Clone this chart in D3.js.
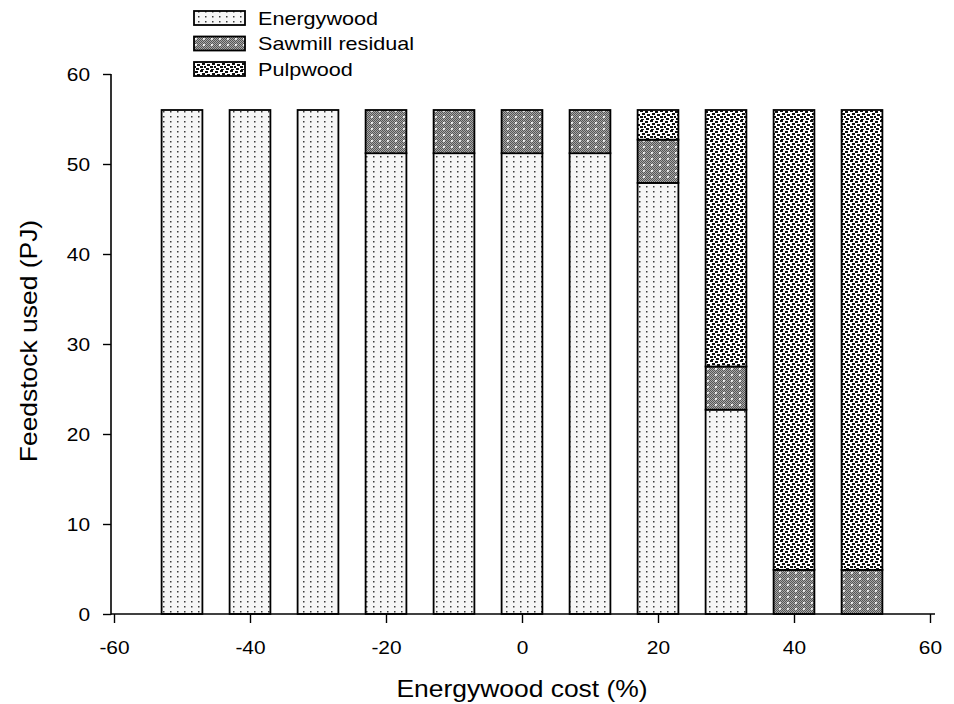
<!DOCTYPE html>
<html>
<head>
<meta charset="utf-8">
<script src="https://cdn.jsdelivr.net/npm/d3@7"></script>
<style>
body{margin:0;background:#fff;}
text{font-family:Arial,"Liberation Sans",sans-serif;fill:#000;}
</style>
</head>
<body>
<svg id="chart" width="954" height="704"></svg>
<script>
const costs = [-50, -40, -30, -20, -10, 0, 10, 20, 30, 40, 50];
const energywood = [56, 56, 56, 51.2, 51.2, 51.2, 51.2, 47.9, 22.7, 0, 0];
const sawmill = [0, 0, 0, 4.8, 4.8, 4.8, 4.8, 4.8, 4.8, 4.9, 4.9];
const pulpwood = [0, 0, 0, 0, 0, 0, 0, 3.3, 28.5, 51.1, 51.1];
const seriesNames = ["Energywood", "Sawmill residual", "Pulpwood"];
const xTicks = [-60, -40, -20, 0, 20, 40, 60];
const yTicks = [0, 10, 20, 30, 40, 50, 60];
const barWidthUnits = 6;

const FONT = "Arial, 'Liberation Sans', sans-serif";
const svg = d3.select("#chart");
const defs = svg.append("defs");

// Energywood pattern: light background with small dark dots
const p1 = defs.append("pattern").attr("id","pat0").attr("patternUnits","userSpaceOnUse")
  .attr("width",7).attr("height",5);
p1.append("rect").attr("width",7).attr("height",5).attr("fill","#f6f6f6");
p1.append("rect").attr("x",2).attr("y",1).attr("width",1.5).attr("height",1.5).attr("fill","#3a3a3a");

// Sawmill pattern: gray checker with white dots
const p2 = defs.append("pattern").attr("id","pat1").attr("patternUnits","userSpaceOnUse")
  .attr("width",8).attr("height",6);
p2.append("rect").attr("width",8).attr("height",6).attr("fill","#a8a8a8");
for (let i=0;i<8;i++) for (let j=0;j<6;j++) if ((i+j)%2===0)
  p2.append("rect").attr("x",i).attr("y",j).attr("width",1).attr("height",1).attr("fill","#555");
p2.append("rect").attr("x",3).attr("y",2).attr("width",1.8).attr("height",1.8).attr("fill","#fff");

// Pulpwood pattern: white with irregular black dashes
const p3 = defs.append("pattern").attr("id","pat2").attr("patternUnits","userSpaceOnUse")
  .attr("width",10).attr("height",10);
p3.append("rect").attr("width",10).attr("height",10).attr("fill","#fff");
const dashes = [[0,0,3,2],[5,1,3,2],[2,3,3,2],[7,4,3,2],[0,6,3,2],[4,6,2,2],[6,8,3,2],[1,9,3,1]];
dashes.forEach(d=>p3.append("rect").attr("x",d[0]).attr("y",d[1]).attr("width",d[2]).attr("height",d[3]).attr("fill","#111"));

const x = d3.scaleLinear().domain([-60,60]).range([114,930]);
const y = d3.scaleLinear().domain([0,60]).range([614,74]);

const data = costs.map((c,i)=>({cost:c, Energywood:energywood[i], "Sawmill residual":sawmill[i], Pulpwood:pulpwood[i]}));
const stack = d3.stack().keys(seriesNames)(data);

const g = svg.append("g");
stack.forEach((layer,k)=>{
  g.selectAll(null).data(layer.filter(d=>d[1]-d[0]>0)).enter().append("rect")
    .attr("x",d=>x(d.data.cost-barWidthUnits/2))
    .attr("width",d=>x(d.data.cost+barWidthUnits/2)-x(d.data.cost-barWidthUnits/2))
    .attr("y",d=>y(d[1]))
    .attr("height",d=>y(d[0])-y(d[1]))
    .attr("fill",`url(#pat${k})`)
    .attr("stroke","#000").attr("stroke-width",1.8);
});

// axes
const tickSX = 1.1;
const xAxis = svg.append("g").attr("transform","translate(0,614)")
  .call(d3.axisBottom(x).tickValues(xTicks).tickFormat(d=>String(d)).tickSize(9).tickPadding(18).tickSizeOuter(0));
xAxis.select(".domain").remove();
xAxis.selectAll("text").attr("font-size",19).style("font-family",FONT).attr("transform",`scale(${tickSX},1)`);
xAxis.selectAll(".tick line").attr("stroke-width",1.4);
svg.append("line").attr("x1",111).attr("x2",935).attr("y1",614).attr("y2",614).attr("stroke","#000").attr("stroke-width",1.6);

const yAxis = svg.append("g").attr("transform","translate(111,0)")
  .call(d3.axisLeft(y).tickValues(yTicks).tickFormat(d=>String(d)).tickSize(8).tickPadding(13).tickSizeOuter(0));
yAxis.select(".domain").remove();
yAxis.selectAll("text").attr("font-size",19).style("font-family",FONT)
  .attr("x",-21/tickSX).attr("transform",`scale(${tickSX},1)`);
yAxis.selectAll(".tick line").attr("stroke-width",1.4);
svg.append("line").attr("x1",111).attr("x2",111).attr("y1",74).attr("y2",614.8).attr("stroke","#000").attr("stroke-width",1.6);

// titles
svg.append("text").attr("transform","translate(522,697) scale(1.15,1)").attr("text-anchor","middle").attr("font-size",23).text("Energywood cost (%)");
svg.append("text").attr("transform","translate(37,341) rotate(-90) scale(1.15,1)").attr("text-anchor","middle").attr("font-size",23).text("Feedstock used (PJ)");

// legend
const leg = svg.append("g");
seriesNames.forEach((n,k)=>{
  const yy = 11 + k*25.5;
  leg.append("rect").attr("x",194).attr("y",yy).attr("width",51).attr("height",14)
    .attr("fill",`url(#pat${k})`).attr("stroke","#000").attr("stroke-width",1.8);
  leg.append("text").attr("transform",`translate(258,${yy+13.5}) scale(1.2,1)`).attr("font-size",18).text(n);
});
</script>
</body>
</html>
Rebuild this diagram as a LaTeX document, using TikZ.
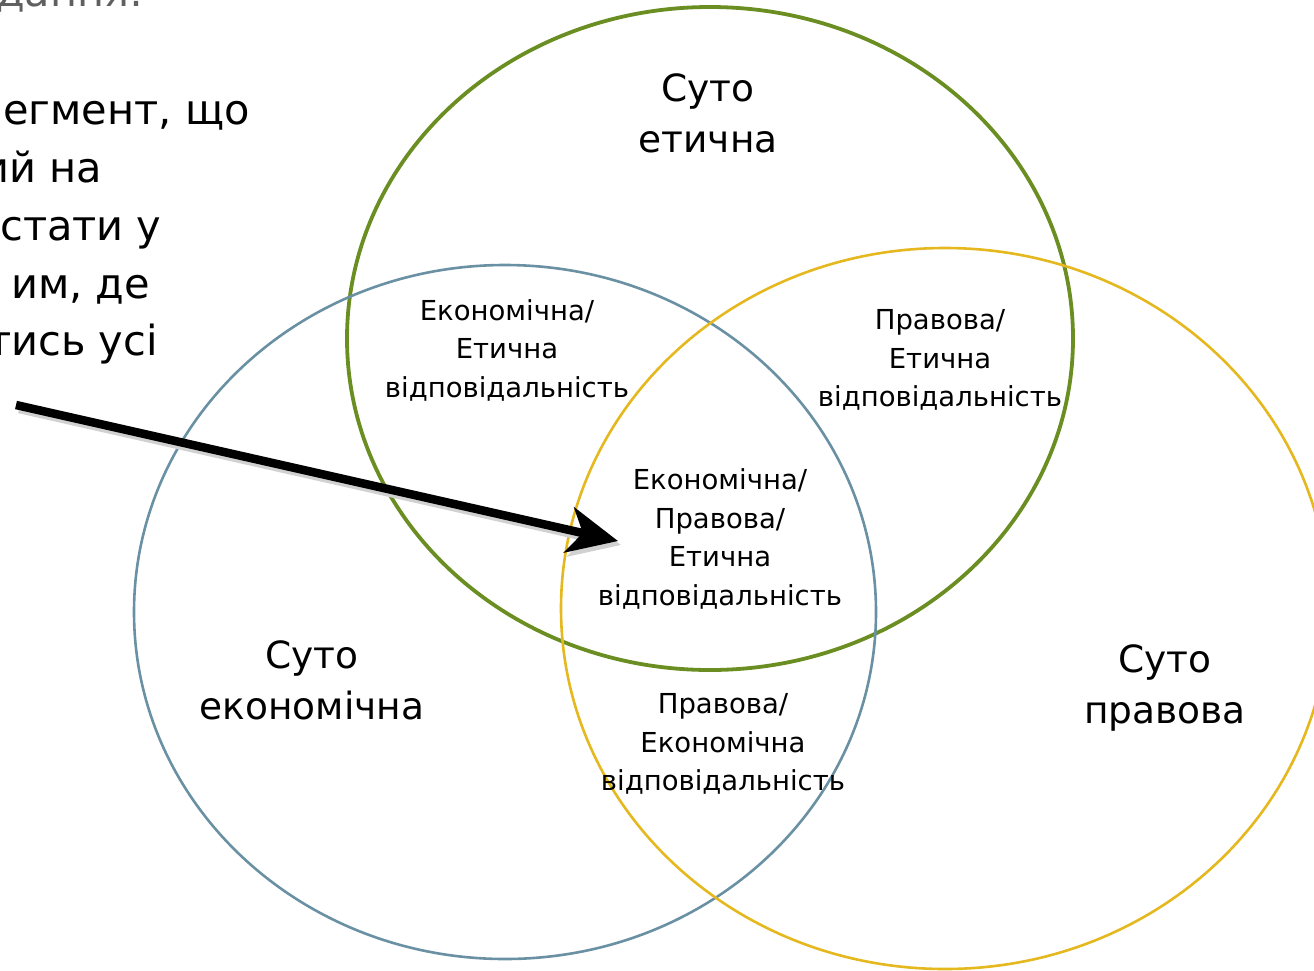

---

Without the pictures, copy the entries from their first line through the line containing "const barWidthUnits = 6;", and only those lines.

Clone this chart in D3.js.
<!DOCTYPE html>
<html>
<head>
<meta charset="utf-8">
<script src="https://cdn.jsdelivr.net/npm/d3@7"></script>
<style>
body{margin:0;background:#fff;}
text{font-family:Arial,"Liberation Sans",sans-serif;fill:#000;}
</style>
</head>
<body>
<svg id="chart" width="954" height="704"></svg>
<script>
const costs = [-50, -40, -30, -20, -10, 0, 10, 20, 30, 40, 50];
const energywood = [56, 56, 56, 51.2, 51.2, 51.2, 51.2, 47.9, 22.7, 0, 0];
const sawmill = [0, 0, 0, 4.8, 4.8, 4.8, 4.8, 4.8, 4.8, 4.9, 4.9];
const pulpwood = [0, 0, 0, 0, 0, 0, 0, 3.3, 28.5, 51.1, 51.1];
const seriesNames = ["Energywood", "Sawmill residual", "Pulpwood"];
const xTicks = [-60, -40, -20, 0, 20, 40, 60];
const yTicks = [0, 10, 20, 30, 40, 50, 60];
const barWidthUnits = 6;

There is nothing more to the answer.